→ GIVEN PROBLEM
Tally the lines in the listing below that include "matplotlib". Answer with the count and nothing more.

──────── PROVIDED MATERIAL ────────

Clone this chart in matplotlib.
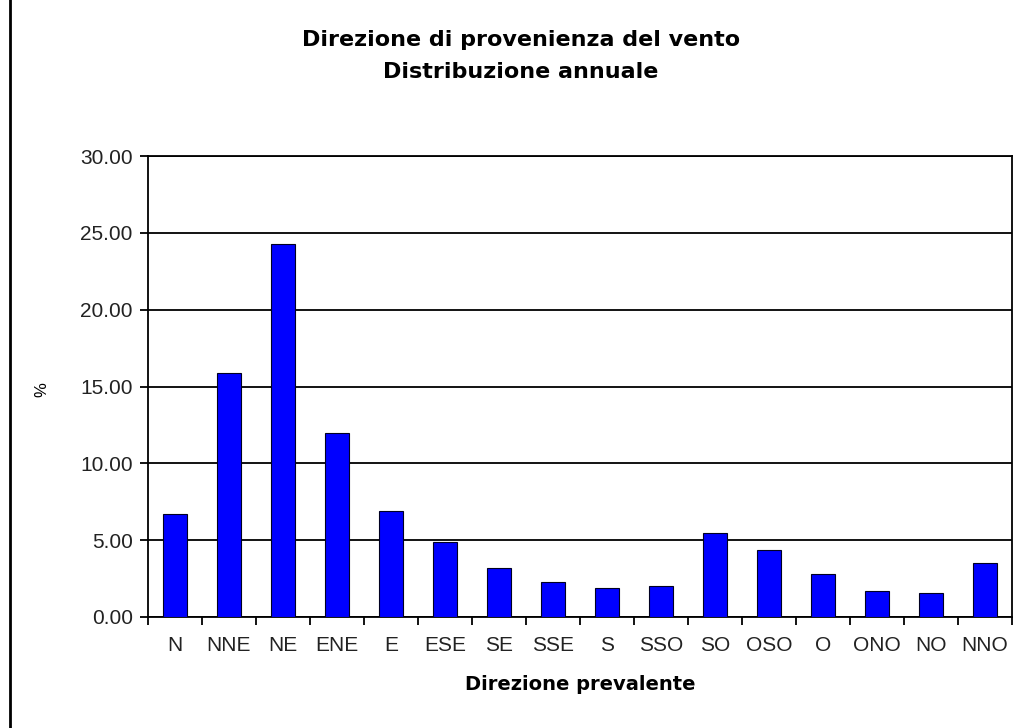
import matplotlib.pyplot as plt
import numpy as np
from matplotlib.lines import Line2D

# wind direction frequency, annual (%)
directions = ["N", "NNE", "NE", "ENE", "E", "ESE", "SE", "SSE",
              "S", "SSO", "SO", "OSO", "O", "ONO", "NO", "NNO"]
percent = [6.7, 15.9, 24.3, 12.0, 6.9, 4.85, 3.2, 2.3,
           1.9, 2.0, 5.45, 4.35, 2.8, 1.7, 1.55, 3.5]
y_ticks = [0, 5, 10, 15, 20, 25, 30]

plt.rcParams["font.family"] = ["Liberation Sans", "DejaVu Sans"]

fig = plt.figure(figsize=(10.16, 7.28), dpi=100)
ax = fig.add_axes([148 / 1016, 1 - 617 / 728, 864 / 1016, (617 - 156) / 728])

x = np.arange(len(directions))
ax.bar(x, percent, width=0.45, color="#0000FF", edgecolor="#000022",
       linewidth=0.8, zorder=3)

ax.set_xlim(-0.5, len(directions) - 0.5)
ax.set_ylim(0, 30)
ax.set_yticks(y_ticks)
ax.set_yticklabels([f"{v:.2f}" for v in y_ticks], fontsize=15, color="#222222")
ax.yaxis.grid(True, color="black", linewidth=1.3, zorder=1)

# ticks on category boundaries, labels at centres
ax.set_xticks(np.arange(-0.5, len(directions), 1.0))
ax.set_xticklabels([])
ax.set_xticks(x, minor=True)
ax.set_xticklabels(directions, minor=True, fontsize=15, color="#222222")
ax.tick_params(axis="x", which="minor", length=0, pad=14)
ax.tick_params(axis="x", which="major", length=6, width=1.3, direction="out")
ax.tick_params(axis="y", length=6, width=1.3, direction="out", pad=5)

for s in ax.spines.values():
    s.set_linewidth(1.3)
    s.set_color("black")

ax.set_xlabel("Direzione prevalente", fontsize=14, fontweight="bold",
              family="DejaVu Sans", labelpad=14)
fig.text(42 / 1016, 1 - 390 / 728, "%", rotation=90, ha="center", va="center",
         fontsize=12)

fig.text(521 / 1016, 1 - 40 / 728, "Direzione di provenienza del vento",
         ha="center", va="center", fontsize=16, fontweight="bold", family="DejaVu Sans")
fig.text(521 / 1016, 1 - 72 / 728, "Distribuzione annuale",
         ha="center", va="center", fontsize=16, fontweight="bold", family="DejaVu Sans")

# outer left border line
fig.add_artist(Line2D([10 / 1016, 10 / 1016], [0, 1], color="black", linewidth=2,
                      transform=fig.transFigure))

fig.savefig("out.png", facecolor="white")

────────

→ REPLY
3